Day 13: a tough night – first, a German documentary called Face the Wall about former East Germans. Five people tell their story about how unbearable life was in GDR, how they were determined to flee West but were arrested (mostly for fabricated crimes as Stasi interpreted the law as they pleased), they were imprisoned and interrogated 8-9 hours a day for months, forced to incriminate their families and manipulated by threats to their loved ones, and how East Germany then sold (!) them to the West. It’s scary to think that this went on very close by and during our lifetimes. These people are mentally scarred for life (one man struggled to spend one night in his apartment with all windows open for the claustrophobia and mostly sleeps in open air). Makes me think how many people in Estonia are living in post traumatic stress and what they go through when they bump into their persecutors in the street. Fascinating and highly recommended!
Second, a Spanish film Kidnapped. Again, Facebook has ‘eaten’ my comments but the overall impression was this: very realistic, tense and engaging all the way through but a story without a theme or any (intellectual) depth just leaves you indifferent.

Day 14: Norwegian film The Art of Negative Thinking (2006) which was very entertaining and funny. It’s about a support group of positive thinking who take on a new member – a young wheelchair-bound man whose extreme negativity starts having an effect on others in the group: he ends up putting an end to false smiles and bringing out painful truths (with therapeutic and ‘cleansing’ results). A very enjoyable black comedy. Recommended!

The last film seen at the Leeds Film Festival was The King’s Speech about the friendship between King George VI and his speech therapist – a more commercial film with good performances, engaging and entertaining but overtly simplistic and without an ounce of intellectual challenge. People love it and it’s in the top 20 of festival favourites but I felt emotionally manipulated (cheated) and empty afterwards, so I’m not sure whether to recommend it or not.

Top 10

1. Tuesday, After Christmas
2. Ucle Boonmee Who Can Recall Past Lives
3. Face the Wall
4. A Town Called Panic
5. William S. Burroughs: A Man Within
6. Kosmos
7. Catfish
8. Welcome to North Korea
9. A Horrible Way to Die
10.  The Art of Negative Thinking

And that’s 31 films in two weeks. Resuming normal cinema attendance mode.


One Response to “Mini reviews of 31 films”

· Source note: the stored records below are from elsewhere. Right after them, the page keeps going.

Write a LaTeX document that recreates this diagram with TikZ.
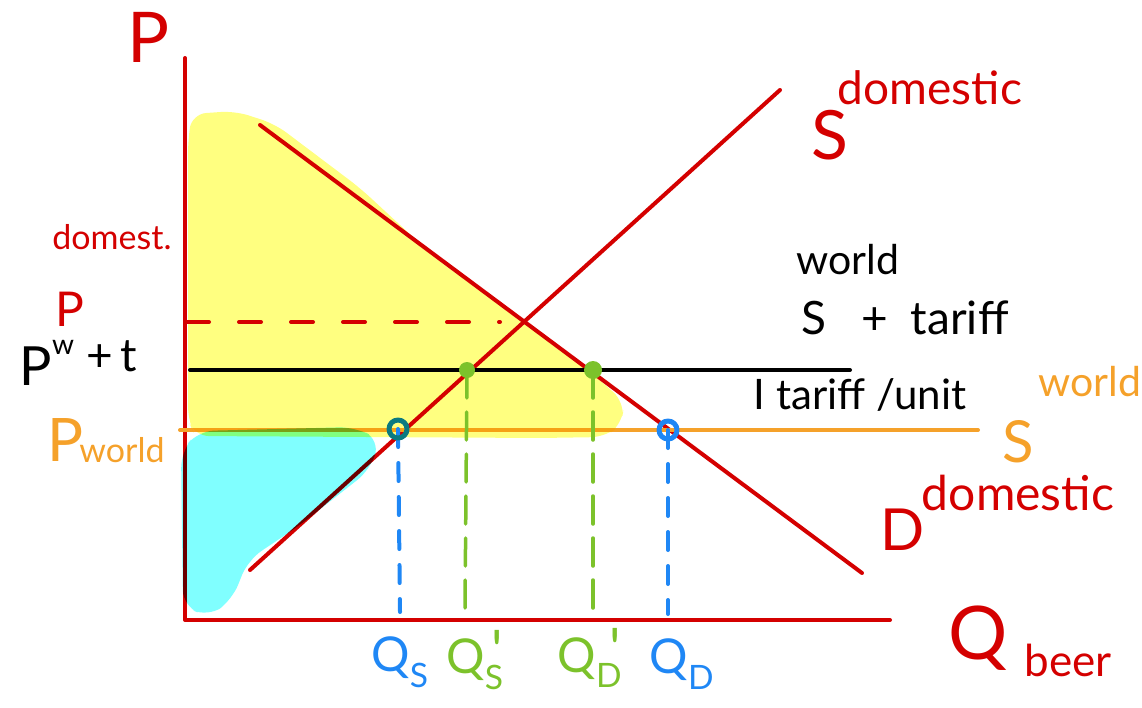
\documentclass[tikz,border=0pt]{standalone}
\usepackage{fontspec}
\setmainfont{Lato}
\definecolor{cred}{HTML}{D40000}
\definecolor{corange}{HTML}{F5A12A}
\definecolor{cblue}{HTML}{1F87F5}
\definecolor{cteal}{HTML}{0B7A80}
\definecolor{cgreen}{HTML}{7CC22B}
\definecolor{cyel}{HTML}{FFFF80}
\definecolor{ccyan}{HTML}{80FFFF}
\newcommand\fsz[1]{\fontsize{#1}{#1}\selectfont}
\newcommand\primemark{\llap{\raisebox{0.08em}{\fsz{56}\textquotesingle}\kern1pt}}
\tikzset{
  redline/.style={draw=cred, line width=4pt},
  lbl/.style={inner sep=0pt, outer sep=0pt},
  bluedash/.style={draw=cblue, line width=4pt, dash pattern=on 18pt off 16pt},
  greendash/.style={draw=cgreen, line width=3.5pt, dash pattern=on 28pt off 14pt}
}
\begin{document}
\begin{tikzpicture}[x=1pt,y=-1pt,line cap=round,line join=round]
\useasboundingbox (0,0) rectangle (1142,707);
% coordinates
\coordinate (ytop) at (185,58);
\coordinate (O) at (185,620);
\coordinate (xend) at (890,620);
\coordinate (s0) at (250,570);
\coordinate (s1) at (780,90);
\coordinate (d0) at (260,125);
\coordinate (d1) at (862,573);
\coordinate (pw0) at (180,430);
\coordinate (pw1) at (978,430);
\coordinate (pt0) at (190,370);
\coordinate (pt1) at (850,370);
\coordinate (e0) at (187,322);
\coordinate (e1) at (500,322);
\coordinate (QS) at (398,429);
\coordinate (QSp) at (467,370);
\coordinate (QDp) at (593,370);
\coordinate (QD) at (668,430);
\coordinate (QSb) at (400,612);
\coordinate (QSpb) at (465,608);
\coordinate (QDpb) at (593,618);
\coordinate (QDb) at (668,614);

% lines
\draw[redline] (ytop) -- (O) -- (xend);
\draw[redline] (s0) -- (s1);
\draw[redline] (d0) -- (d1);
\draw[draw=corange, line width=4pt] (pw0) -- (pw1);
\draw[draw=black, line width=4pt] (pt0) -- (pt1);
\draw[draw=cred, line width=4pt, dash pattern=on 22pt off 30pt] (e0) -- (e1);

% shaded areas
\begin{scope}[blend mode=multiply]
\fill[cyel, rounded corners=14pt] (188,140) -- (192,114) -- (235,111) -- (275,124) -- (360,188) -- (440,262) -- (520,318) -- (600,380) -- (624,402) -- (622,424) -- (605,437) -- (540,438) -- (195,436) -- (188,420) -- cycle;
\fill[ccyan, rounded corners=16pt] (181,452) -- (198,431) -- (355,427) -- (380,440) -- (370,470) -- (300,525) -- (248,560) -- (232,600) -- (208,617) -- (183,606) -- cycle;
\end{scope}

% drop lines
\draw[bluedash] (QS) -- (QSb);
\draw[bluedash] (QD) -- (QDb);
\draw[greendash] (QSp) -- (QSpb);
\draw[greendash] (QDp) -- (QDpb);

% intersection marks
\draw[cteal, line width=5pt] (QS) circle (9pt);
\draw[cblue, line width=5pt] (QD) circle (9pt);
\fill[cgreen] (QSp) circle (8pt);
\fill[cgreen] (QDp) circle (9pt);

% labels
\node[lbl, text=cred] (lP) at (149,37) {\fsz{70}P};
\node[lbl, text=cred] (ldom) at (112,237) {\fsz{34}domest.};
\node[lbl, text=cred] (lP2) at (70,309) {\fsz{48}P};
\node[lbl] (lPw) at (36,366) {\fsz{54}P};
\node[lbl] (lPws) at (63,347) {\fsz{28}w};
\node[lbl] (lPt) at (112,356) {\fsz{46}+\,t};
\node[lbl, text=corange] (lPwo) at (66,440) {\fsz{60}P};
\node[lbl, text=corange] (lPwo2) at (122,450) {\fsz{34}world};

\node[lbl, text=cred] (lSd) at (830,135) {\fsz{68}S};
\node[lbl, text=cred] (lSd2) at (930,88) {\fsz{46}domestic};
\node[lbl] (lw) at (848,260) {\fsz{41}world};
\node[lbl] (lSt) at (905,318) {\fsz{46}S \enspace+\enspace tariff};
\node[lbl] (ltu) at (860,395) {\fsz{42}I tariff /unit};
\node[lbl, text=corange] (lSw) at (1018,442) {\fsz{58}S};
\node[lbl, text=corange] (lSw2) at (1090,382) {\fsz{41}world};
\node[lbl, text=cred] (lD) at (903,530) {\fsz{58}D};
\node[lbl, text=cred] (lD2) at (1018,493) {\fsz{48}domestic};
\node[lbl, text=cred] (lQ) at (978,638) {\fsz{74}Q};
\node[lbl, text=cred] (lbeer) at (1068,660) {\fsz{44}beer};

\node[lbl, text=cblue] (bQS) at (400,662) {\fsz{48}Q\textsubscript{S}};
\node[lbl, text=cgreen] (bQSp) at (475,660) {\fsz{48}Q\textsubscript{S}\primemark};
\node[lbl, text=cgreen] (bQDp) at (590,658) {\fsz{48}Q\textsubscript{D}\primemark};
\node[lbl, text=cblue] (bQD) at (682,664) {\fsz{48}Q\textsubscript{D}};
\end{tikzpicture}
\end{document}
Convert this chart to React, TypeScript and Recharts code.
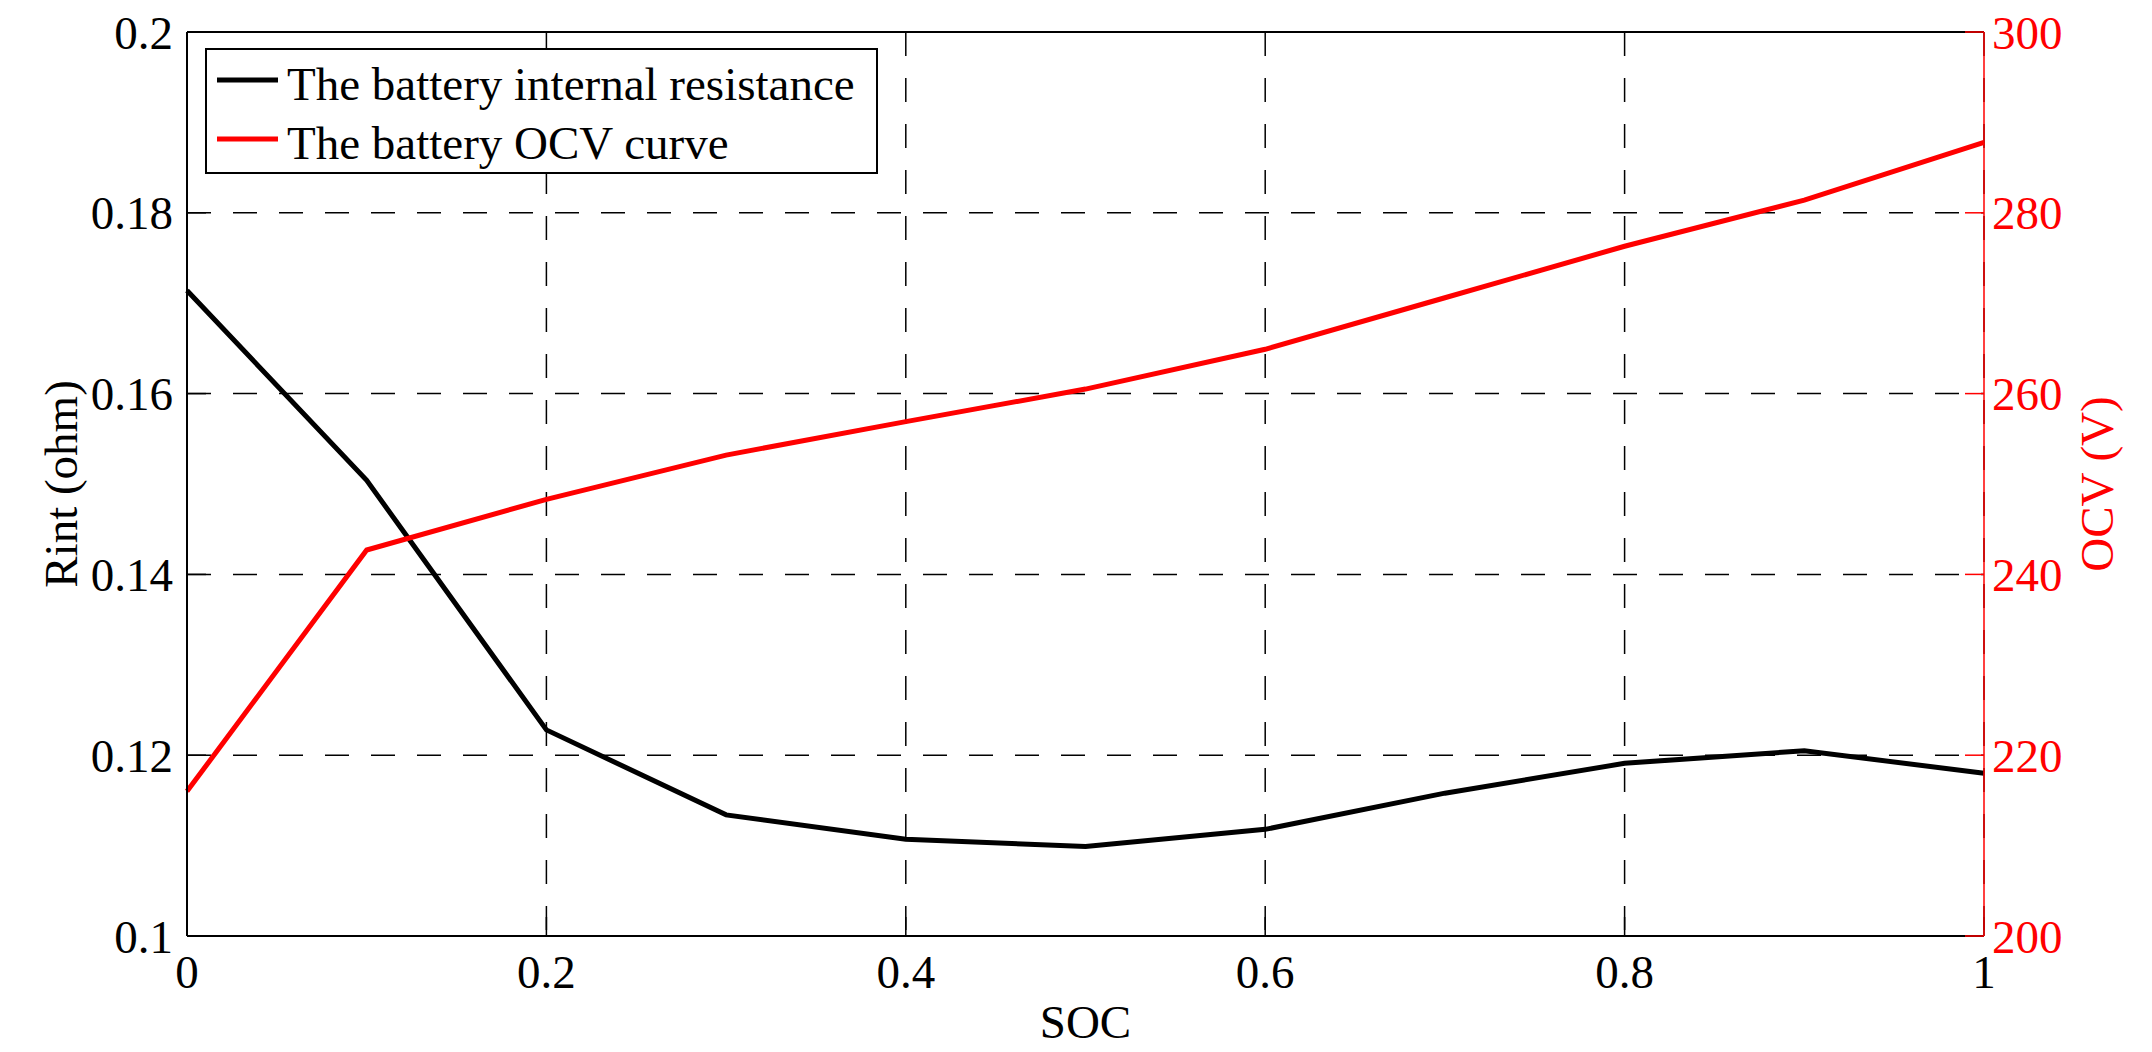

  1. Nice summary of the whole festival, it was nice for me having been there for the duration to either compare views or get an insight to films that I missed. Glad I aren’t the only one who is falling all over the predictable, dull, aristocratic attempt at the Rocky-underdog story (My anti-monarchy instincts don’t really help me have a measured and objective opionion though).
    Glad you liked The Art of Negative Thinking – my gut instinct is now telling me that it was the film of the festival for me.